Daylight in a Celebrated Cornell U Building

“It’s a really well built, well detailed, high thermal performance skylight. It’s super cost-affordable because it’s modular.” 

Eneref Institute examines how new modular skylights modernize space at Cornell department of architecture.

East Sibley Hall is home to Cornell University’s College of Architecture, Art, and Planning (Cornell AAP), whose Department of Architecture is one of the world’s most prestigious architecture programs. Originally constructed in the late 1800s, by the early 2000s Sibley Hall had undergone numerous transformations. The third floor, having served as an engineering lab, design studio, and home to the university Fine Arts Library, was in great need of attention.

On the roof of Sibley Hall were two skylights that were decades old and had frosted over and faded with time—the amount of natural daylight coming through the skylights had been reduced significantly. The exterior steel frame of the building was in extremely poor condition and leaked; and, after many years of housing the weight of the Fine Arts Library, the top of the building had begun to spread apart and the exterior walls were cracking.

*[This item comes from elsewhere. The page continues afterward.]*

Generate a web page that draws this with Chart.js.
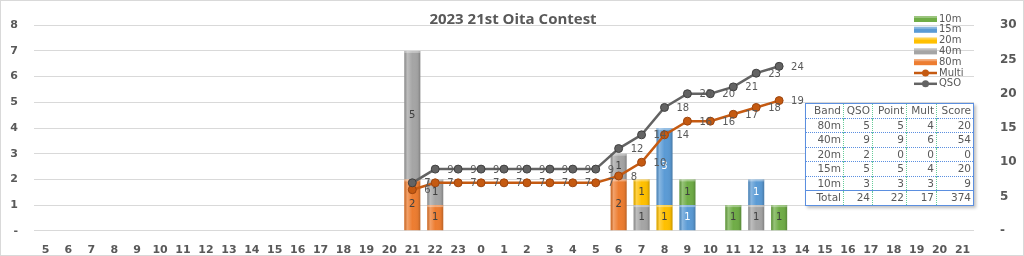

“The existing space was in pretty bad shape,” said Feuerstein, Architect with Leven Betts Studio.

The challenge was how to modernize East Sibley Hall’s third floor in line with the college’s goals of colocating faculty offices adjacent to student’s studios and creating a collaborative, multiuse space; maintain the integrity of the designated historic building; and satisfy the discriminating needs of the Cornell AAP architecture faculty.

Views of East Sibley hall third floor renovation: architecture department faculty offices and the Frances Shloss Studio

“If you had asked me before the project, I would have said my biggest fear was installing these new skylights in a 122-year-old building. Honestly, it was one of the easiest parts of the project.”